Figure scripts
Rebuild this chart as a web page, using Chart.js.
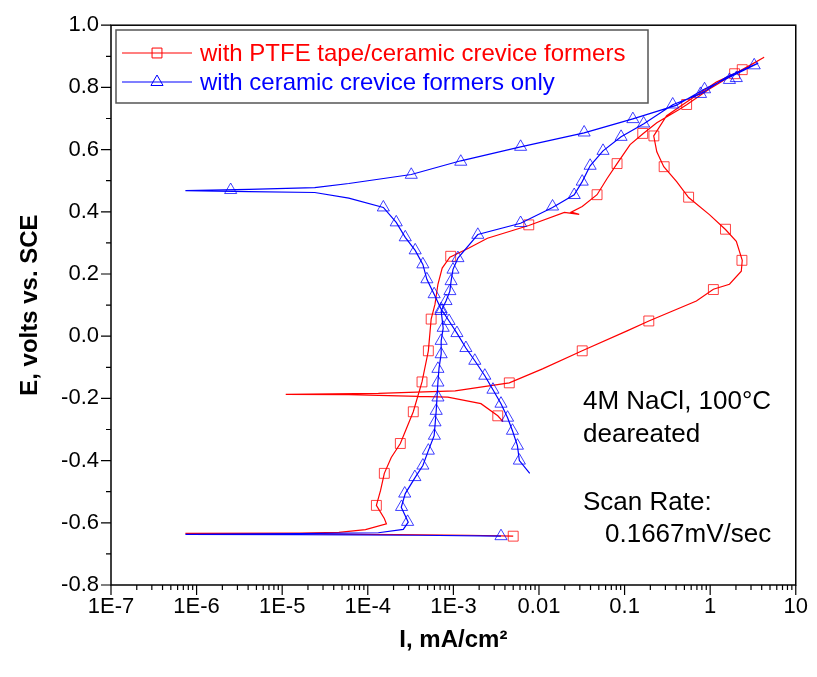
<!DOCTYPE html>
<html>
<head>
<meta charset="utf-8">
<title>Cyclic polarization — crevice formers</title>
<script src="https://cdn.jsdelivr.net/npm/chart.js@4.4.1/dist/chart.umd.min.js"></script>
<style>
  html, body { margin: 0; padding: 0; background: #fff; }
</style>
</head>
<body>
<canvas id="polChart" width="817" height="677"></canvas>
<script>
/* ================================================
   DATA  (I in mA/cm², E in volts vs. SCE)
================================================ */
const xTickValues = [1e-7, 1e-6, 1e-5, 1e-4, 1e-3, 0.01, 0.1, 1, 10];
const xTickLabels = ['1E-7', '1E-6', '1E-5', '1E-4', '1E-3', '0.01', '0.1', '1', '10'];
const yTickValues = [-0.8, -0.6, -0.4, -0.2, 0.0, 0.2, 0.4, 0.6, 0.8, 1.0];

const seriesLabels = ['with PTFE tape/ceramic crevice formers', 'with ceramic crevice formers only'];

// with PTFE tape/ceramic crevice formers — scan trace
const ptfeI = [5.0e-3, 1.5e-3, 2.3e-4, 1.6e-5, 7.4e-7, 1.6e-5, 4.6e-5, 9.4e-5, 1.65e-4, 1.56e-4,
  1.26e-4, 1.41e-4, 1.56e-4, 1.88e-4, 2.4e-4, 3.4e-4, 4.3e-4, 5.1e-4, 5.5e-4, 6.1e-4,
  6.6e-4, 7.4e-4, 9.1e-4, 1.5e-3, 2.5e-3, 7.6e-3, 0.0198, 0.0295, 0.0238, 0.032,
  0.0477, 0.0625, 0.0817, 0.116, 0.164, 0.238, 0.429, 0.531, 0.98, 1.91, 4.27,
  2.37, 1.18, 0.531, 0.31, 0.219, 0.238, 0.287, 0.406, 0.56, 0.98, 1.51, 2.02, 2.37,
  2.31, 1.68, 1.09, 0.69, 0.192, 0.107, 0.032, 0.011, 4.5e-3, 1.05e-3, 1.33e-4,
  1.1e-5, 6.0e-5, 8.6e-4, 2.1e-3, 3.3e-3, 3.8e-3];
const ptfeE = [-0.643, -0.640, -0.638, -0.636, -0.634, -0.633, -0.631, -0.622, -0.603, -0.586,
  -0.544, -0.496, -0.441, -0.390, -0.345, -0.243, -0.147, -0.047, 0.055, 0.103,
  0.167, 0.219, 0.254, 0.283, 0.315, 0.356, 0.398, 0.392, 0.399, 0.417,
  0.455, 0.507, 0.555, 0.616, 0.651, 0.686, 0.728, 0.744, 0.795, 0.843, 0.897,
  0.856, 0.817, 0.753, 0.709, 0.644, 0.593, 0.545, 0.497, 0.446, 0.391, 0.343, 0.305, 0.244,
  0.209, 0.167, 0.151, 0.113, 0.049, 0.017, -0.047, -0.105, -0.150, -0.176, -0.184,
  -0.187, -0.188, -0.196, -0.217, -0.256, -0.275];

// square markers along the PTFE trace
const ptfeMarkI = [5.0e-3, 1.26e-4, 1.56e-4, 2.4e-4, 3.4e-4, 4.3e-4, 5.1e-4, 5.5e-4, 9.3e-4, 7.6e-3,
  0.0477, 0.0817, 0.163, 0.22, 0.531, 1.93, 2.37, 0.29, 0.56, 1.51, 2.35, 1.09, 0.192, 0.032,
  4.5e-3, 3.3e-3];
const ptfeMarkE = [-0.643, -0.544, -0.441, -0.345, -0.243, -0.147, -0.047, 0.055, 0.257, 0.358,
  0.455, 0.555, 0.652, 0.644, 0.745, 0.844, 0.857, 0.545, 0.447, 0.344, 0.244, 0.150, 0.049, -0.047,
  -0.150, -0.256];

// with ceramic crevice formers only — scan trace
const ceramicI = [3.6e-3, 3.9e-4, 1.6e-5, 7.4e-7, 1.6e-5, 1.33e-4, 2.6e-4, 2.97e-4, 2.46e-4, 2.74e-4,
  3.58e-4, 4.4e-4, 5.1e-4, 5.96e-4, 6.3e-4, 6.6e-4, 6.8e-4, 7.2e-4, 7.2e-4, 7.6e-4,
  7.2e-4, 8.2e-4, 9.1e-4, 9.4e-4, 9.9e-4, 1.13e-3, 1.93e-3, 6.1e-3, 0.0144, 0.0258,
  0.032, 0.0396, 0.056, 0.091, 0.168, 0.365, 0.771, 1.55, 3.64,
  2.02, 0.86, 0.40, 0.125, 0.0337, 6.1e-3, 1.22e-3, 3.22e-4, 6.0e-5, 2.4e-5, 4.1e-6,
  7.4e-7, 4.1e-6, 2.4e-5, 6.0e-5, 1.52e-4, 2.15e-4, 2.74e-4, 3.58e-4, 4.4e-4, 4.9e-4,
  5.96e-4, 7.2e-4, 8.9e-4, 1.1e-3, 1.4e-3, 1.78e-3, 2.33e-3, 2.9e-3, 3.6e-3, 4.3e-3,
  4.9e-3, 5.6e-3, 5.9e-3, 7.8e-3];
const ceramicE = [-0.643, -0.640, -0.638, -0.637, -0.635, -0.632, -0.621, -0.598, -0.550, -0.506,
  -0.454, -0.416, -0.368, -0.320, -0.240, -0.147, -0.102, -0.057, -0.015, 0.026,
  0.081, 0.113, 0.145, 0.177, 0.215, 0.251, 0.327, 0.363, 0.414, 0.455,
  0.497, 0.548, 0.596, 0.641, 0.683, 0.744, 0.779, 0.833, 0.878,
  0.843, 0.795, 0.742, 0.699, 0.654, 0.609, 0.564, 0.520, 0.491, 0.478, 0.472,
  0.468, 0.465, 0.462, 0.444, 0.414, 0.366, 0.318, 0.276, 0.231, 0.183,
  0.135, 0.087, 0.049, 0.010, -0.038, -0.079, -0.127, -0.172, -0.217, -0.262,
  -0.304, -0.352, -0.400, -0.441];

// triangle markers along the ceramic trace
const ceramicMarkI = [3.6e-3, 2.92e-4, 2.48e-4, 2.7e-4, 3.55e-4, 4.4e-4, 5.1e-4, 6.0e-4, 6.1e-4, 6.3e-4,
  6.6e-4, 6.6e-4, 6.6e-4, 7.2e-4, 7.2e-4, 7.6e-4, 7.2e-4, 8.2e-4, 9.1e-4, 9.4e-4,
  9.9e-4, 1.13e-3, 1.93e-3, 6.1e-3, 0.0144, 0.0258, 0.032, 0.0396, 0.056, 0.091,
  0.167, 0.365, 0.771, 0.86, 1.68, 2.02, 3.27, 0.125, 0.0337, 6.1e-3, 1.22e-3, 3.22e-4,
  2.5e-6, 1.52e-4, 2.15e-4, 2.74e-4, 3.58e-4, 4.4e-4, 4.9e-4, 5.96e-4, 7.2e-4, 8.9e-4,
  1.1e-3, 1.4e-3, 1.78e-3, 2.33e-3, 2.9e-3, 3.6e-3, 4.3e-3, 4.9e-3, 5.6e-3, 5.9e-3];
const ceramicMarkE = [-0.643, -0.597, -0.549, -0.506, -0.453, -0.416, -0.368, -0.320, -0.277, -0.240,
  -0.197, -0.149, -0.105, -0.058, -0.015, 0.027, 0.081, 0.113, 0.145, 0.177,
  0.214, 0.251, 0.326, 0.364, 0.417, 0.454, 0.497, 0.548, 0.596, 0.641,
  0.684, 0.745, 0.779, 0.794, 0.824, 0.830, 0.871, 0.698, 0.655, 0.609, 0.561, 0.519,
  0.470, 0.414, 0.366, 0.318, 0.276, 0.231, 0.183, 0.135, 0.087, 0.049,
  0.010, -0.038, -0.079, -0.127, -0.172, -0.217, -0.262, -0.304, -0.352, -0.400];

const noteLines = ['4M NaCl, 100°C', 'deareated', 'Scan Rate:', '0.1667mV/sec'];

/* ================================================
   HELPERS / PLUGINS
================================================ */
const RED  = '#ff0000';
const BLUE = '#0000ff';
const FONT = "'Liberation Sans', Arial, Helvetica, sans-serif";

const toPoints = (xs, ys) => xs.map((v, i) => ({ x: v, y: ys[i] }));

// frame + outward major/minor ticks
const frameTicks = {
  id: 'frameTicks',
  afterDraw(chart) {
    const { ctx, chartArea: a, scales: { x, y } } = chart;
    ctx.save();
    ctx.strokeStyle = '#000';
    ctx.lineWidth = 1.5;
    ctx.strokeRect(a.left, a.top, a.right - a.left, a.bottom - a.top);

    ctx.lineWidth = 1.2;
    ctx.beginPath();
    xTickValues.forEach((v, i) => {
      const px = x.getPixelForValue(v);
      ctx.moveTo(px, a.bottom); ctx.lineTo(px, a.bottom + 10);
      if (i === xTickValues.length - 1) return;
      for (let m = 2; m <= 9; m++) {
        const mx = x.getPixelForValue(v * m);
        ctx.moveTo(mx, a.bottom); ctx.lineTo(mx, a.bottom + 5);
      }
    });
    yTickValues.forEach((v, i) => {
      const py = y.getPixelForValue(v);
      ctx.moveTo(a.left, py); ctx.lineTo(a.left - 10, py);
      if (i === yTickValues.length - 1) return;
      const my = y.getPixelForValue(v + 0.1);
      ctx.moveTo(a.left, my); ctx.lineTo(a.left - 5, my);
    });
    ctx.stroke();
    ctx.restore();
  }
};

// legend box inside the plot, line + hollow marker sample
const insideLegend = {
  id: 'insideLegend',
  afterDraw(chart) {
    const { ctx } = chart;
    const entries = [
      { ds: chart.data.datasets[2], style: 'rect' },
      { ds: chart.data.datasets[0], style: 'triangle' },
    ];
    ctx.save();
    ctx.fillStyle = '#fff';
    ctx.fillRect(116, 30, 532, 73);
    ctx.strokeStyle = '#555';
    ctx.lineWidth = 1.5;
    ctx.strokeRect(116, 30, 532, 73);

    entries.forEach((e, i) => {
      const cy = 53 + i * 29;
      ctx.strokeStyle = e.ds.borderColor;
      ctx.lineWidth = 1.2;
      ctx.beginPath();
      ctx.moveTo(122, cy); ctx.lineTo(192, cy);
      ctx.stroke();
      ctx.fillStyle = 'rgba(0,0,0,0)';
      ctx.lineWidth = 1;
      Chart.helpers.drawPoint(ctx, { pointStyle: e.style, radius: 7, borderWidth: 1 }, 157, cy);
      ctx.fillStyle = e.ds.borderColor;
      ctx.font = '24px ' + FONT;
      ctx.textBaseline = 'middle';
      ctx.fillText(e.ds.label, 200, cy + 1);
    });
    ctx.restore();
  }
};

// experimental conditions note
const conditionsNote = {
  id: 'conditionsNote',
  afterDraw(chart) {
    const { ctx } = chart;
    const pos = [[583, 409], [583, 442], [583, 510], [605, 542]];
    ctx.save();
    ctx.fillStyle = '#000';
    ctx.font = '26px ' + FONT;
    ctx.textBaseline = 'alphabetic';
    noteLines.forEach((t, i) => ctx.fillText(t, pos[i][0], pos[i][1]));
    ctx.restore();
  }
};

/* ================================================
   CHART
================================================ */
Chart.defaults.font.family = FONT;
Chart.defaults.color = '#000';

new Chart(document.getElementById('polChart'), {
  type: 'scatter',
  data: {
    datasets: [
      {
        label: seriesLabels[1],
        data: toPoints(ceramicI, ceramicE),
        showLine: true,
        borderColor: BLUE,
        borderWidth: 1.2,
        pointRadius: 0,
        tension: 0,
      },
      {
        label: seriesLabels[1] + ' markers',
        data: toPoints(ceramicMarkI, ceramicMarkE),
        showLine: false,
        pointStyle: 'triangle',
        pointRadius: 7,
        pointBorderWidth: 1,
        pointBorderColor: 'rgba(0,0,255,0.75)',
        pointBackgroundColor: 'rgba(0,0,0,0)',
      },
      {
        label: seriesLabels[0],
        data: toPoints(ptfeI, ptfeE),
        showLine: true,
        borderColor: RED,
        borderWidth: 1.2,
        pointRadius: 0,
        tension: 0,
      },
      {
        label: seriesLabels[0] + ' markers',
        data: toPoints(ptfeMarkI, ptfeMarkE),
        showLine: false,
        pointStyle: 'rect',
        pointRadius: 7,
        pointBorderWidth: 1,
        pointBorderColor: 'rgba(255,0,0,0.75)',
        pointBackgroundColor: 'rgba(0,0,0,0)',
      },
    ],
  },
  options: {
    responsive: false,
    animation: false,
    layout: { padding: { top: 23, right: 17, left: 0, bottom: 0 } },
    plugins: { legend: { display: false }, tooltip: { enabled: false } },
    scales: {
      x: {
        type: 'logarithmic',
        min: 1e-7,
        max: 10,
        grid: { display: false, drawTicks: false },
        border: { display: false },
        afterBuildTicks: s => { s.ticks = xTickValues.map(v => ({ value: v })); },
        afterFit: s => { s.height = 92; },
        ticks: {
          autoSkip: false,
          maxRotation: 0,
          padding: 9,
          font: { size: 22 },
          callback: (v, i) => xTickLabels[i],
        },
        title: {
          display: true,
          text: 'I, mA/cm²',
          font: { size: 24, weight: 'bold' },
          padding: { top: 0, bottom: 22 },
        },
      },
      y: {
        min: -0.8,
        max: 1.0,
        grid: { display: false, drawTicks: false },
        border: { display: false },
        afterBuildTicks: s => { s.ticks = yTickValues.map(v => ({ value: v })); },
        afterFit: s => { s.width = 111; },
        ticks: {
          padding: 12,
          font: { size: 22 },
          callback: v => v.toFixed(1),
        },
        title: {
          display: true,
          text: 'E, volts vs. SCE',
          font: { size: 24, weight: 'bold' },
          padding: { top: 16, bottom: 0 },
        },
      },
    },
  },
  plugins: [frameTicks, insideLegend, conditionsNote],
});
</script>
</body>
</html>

* * *

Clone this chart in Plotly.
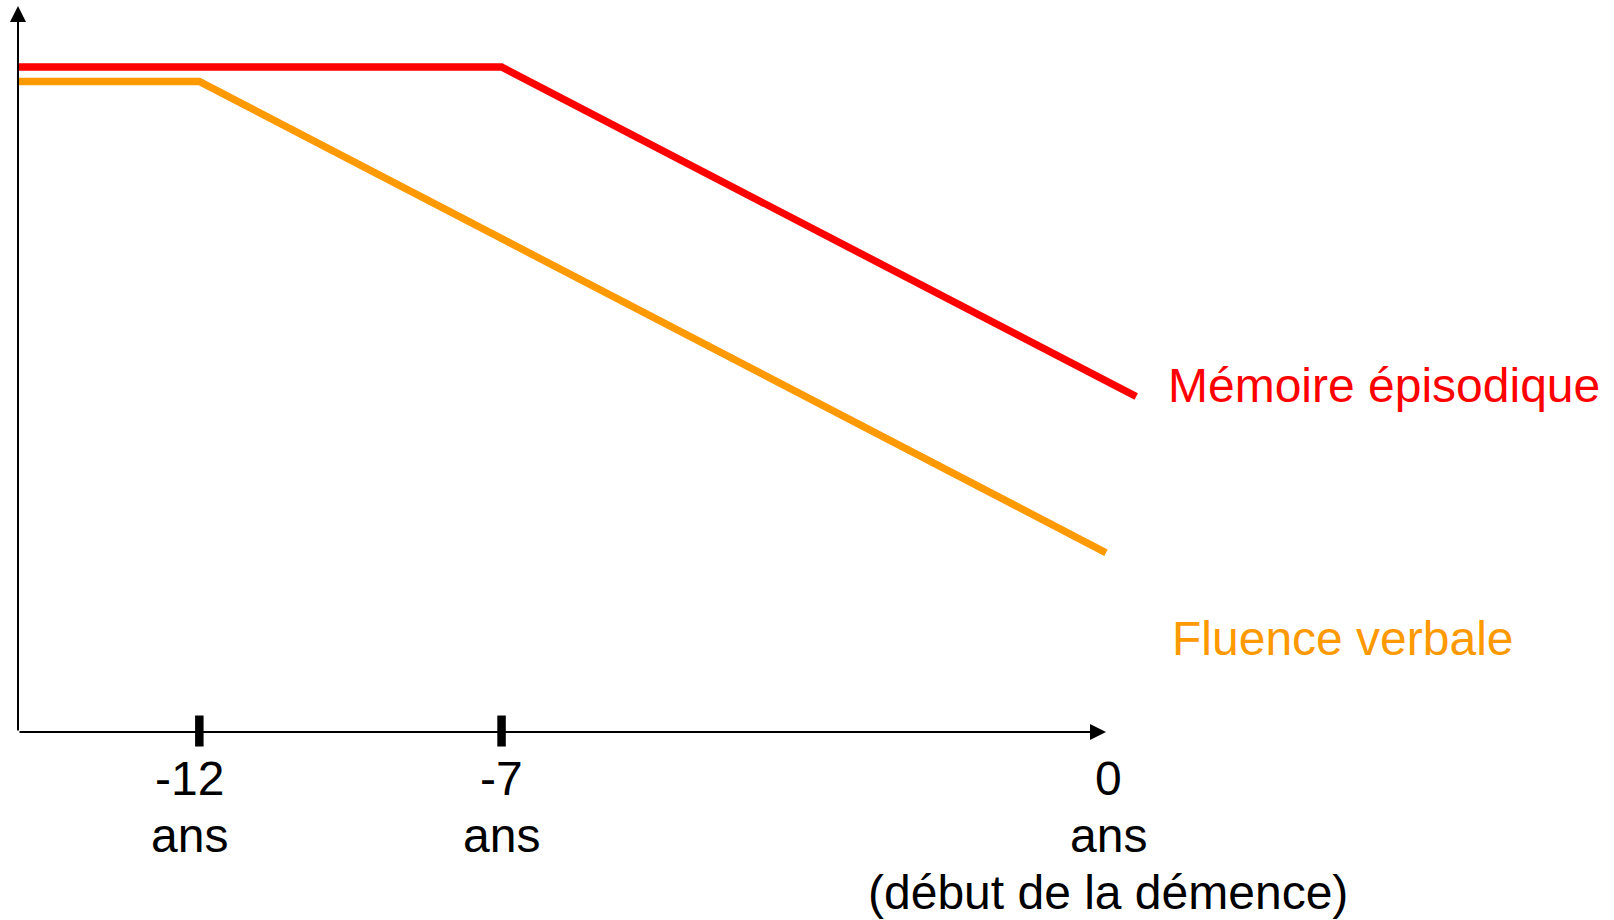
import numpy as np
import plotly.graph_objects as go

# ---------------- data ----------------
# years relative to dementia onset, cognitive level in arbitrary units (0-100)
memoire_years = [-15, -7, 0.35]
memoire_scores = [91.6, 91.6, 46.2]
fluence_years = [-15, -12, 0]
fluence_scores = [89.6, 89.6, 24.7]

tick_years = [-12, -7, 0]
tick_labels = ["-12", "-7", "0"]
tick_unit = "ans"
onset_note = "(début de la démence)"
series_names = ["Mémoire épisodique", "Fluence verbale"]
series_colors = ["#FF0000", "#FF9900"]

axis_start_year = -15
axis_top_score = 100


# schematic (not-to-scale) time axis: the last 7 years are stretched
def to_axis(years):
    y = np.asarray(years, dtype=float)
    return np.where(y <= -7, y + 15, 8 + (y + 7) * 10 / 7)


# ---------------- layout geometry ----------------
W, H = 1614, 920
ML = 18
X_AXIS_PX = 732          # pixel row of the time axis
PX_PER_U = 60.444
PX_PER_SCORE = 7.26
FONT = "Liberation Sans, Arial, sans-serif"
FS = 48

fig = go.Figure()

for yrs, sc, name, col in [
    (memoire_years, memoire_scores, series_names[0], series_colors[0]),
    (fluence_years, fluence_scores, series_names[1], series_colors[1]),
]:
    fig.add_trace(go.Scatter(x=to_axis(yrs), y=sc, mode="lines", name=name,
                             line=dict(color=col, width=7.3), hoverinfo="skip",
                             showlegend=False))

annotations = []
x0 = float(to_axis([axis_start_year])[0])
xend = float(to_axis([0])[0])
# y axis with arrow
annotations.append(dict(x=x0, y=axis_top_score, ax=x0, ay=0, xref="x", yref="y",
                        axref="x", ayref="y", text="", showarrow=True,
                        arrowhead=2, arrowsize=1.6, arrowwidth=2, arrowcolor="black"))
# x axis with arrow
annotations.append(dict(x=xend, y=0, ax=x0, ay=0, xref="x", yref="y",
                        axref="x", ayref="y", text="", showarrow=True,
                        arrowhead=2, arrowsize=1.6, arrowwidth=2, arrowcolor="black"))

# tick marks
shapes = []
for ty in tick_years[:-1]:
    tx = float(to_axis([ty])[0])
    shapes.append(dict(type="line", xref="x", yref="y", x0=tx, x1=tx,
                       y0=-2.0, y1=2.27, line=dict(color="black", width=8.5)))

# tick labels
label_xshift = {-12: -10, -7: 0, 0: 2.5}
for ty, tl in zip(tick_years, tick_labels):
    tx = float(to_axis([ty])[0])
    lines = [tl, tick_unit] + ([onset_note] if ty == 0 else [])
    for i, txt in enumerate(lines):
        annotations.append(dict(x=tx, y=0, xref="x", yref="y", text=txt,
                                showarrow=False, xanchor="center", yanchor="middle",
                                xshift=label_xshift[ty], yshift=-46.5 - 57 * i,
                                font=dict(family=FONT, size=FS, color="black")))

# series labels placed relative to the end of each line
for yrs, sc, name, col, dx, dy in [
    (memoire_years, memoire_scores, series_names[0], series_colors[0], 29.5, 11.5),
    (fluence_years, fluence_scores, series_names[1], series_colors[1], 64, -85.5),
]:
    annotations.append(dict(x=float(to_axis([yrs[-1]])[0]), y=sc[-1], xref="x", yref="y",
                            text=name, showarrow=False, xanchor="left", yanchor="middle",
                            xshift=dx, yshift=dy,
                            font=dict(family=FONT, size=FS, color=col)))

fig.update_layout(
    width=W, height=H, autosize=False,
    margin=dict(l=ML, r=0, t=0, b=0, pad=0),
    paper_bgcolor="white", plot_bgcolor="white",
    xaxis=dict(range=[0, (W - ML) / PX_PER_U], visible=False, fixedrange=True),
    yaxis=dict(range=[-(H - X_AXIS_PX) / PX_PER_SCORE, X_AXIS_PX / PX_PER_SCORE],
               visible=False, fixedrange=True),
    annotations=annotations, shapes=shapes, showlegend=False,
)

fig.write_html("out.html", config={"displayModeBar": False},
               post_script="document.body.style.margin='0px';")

• EXERCISE TASK: Extract exactly the lines running from the line containing "Rebuild this chart" to the line containing "-0.187, -0.188, -0.196, -0.217, -0.256, -0.275];", with both end lines included and all pictures left out.

• WRITTEN SOLUTION:
Rebuild this chart as a web page, using Chart.js.
<!DOCTYPE html>
<html>
<head>
<meta charset="utf-8">
<title>Cyclic polarization — crevice formers</title>
<script src="https://cdn.jsdelivr.net/npm/chart.js@4.4.1/dist/chart.umd.min.js"></script>
<style>
  html, body { margin: 0; padding: 0; background: #fff; }
</style>
</head>
<body>
<canvas id="polChart" width="817" height="677"></canvas>
<script>
/* ================================================
   DATA  (I in mA/cm², E in volts vs. SCE)
================================================ */
const xTickValues = [1e-7, 1e-6, 1e-5, 1e-4, 1e-3, 0.01, 0.1, 1, 10];
const xTickLabels = ['1E-7', '1E-6', '1E-5', '1E-4', '1E-3', '0.01', '0.1', '1', '10'];
const yTickValues = [-0.8, -0.6, -0.4, -0.2, 0.0, 0.2, 0.4, 0.6, 0.8, 1.0];

const seriesLabels = ['with PTFE tape/ceramic crevice formers', 'with ceramic crevice formers only'];

// with PTFE tape/ceramic crevice formers — scan trace
const ptfeI = [5.0e-3, 1.5e-3, 2.3e-4, 1.6e-5, 7.4e-7, 1.6e-5, 4.6e-5, 9.4e-5, 1.65e-4, 1.56e-4,
  1.26e-4, 1.41e-4, 1.56e-4, 1.88e-4, 2.4e-4, 3.4e-4, 4.3e-4, 5.1e-4, 5.5e-4, 6.1e-4,
  6.6e-4, 7.4e-4, 9.1e-4, 1.5e-3, 2.5e-3, 7.6e-3, 0.0198, 0.0295, 0.0238, 0.032,
  0.0477, 0.0625, 0.0817, 0.116, 0.164, 0.238, 0.429, 0.531, 0.98, 1.91, 4.27,
  2.37, 1.18, 0.531, 0.31, 0.219, 0.238, 0.287, 0.406, 0.56, 0.98, 1.51, 2.02, 2.37,
  2.31, 1.68, 1.09, 0.69, 0.192, 0.107, 0.032, 0.011, 4.5e-3, 1.05e-3, 1.33e-4,
  1.1e-5, 6.0e-5, 8.6e-4, 2.1e-3, 3.3e-3, 3.8e-3];
const ptfeE = [-0.643, -0.640, -0.638, -0.636, -0.634, -0.633, -0.631, -0.622, -0.603, -0.586,
  -0.544, -0.496, -0.441, -0.390, -0.345, -0.243, -0.147, -0.047, 0.055, 0.103,
  0.167, 0.219, 0.254, 0.283, 0.315, 0.356, 0.398, 0.392, 0.399, 0.417,
  0.455, 0.507, 0.555, 0.616, 0.651, 0.686, 0.728, 0.744, 0.795, 0.843, 0.897,
  0.856, 0.817, 0.753, 0.709, 0.644, 0.593, 0.545, 0.497, 0.446, 0.391, 0.343, 0.305, 0.244,
  0.209, 0.167, 0.151, 0.113, 0.049, 0.017, -0.047, -0.105, -0.150, -0.176, -0.184,
  -0.187, -0.188, -0.196, -0.217, -0.256, -0.275];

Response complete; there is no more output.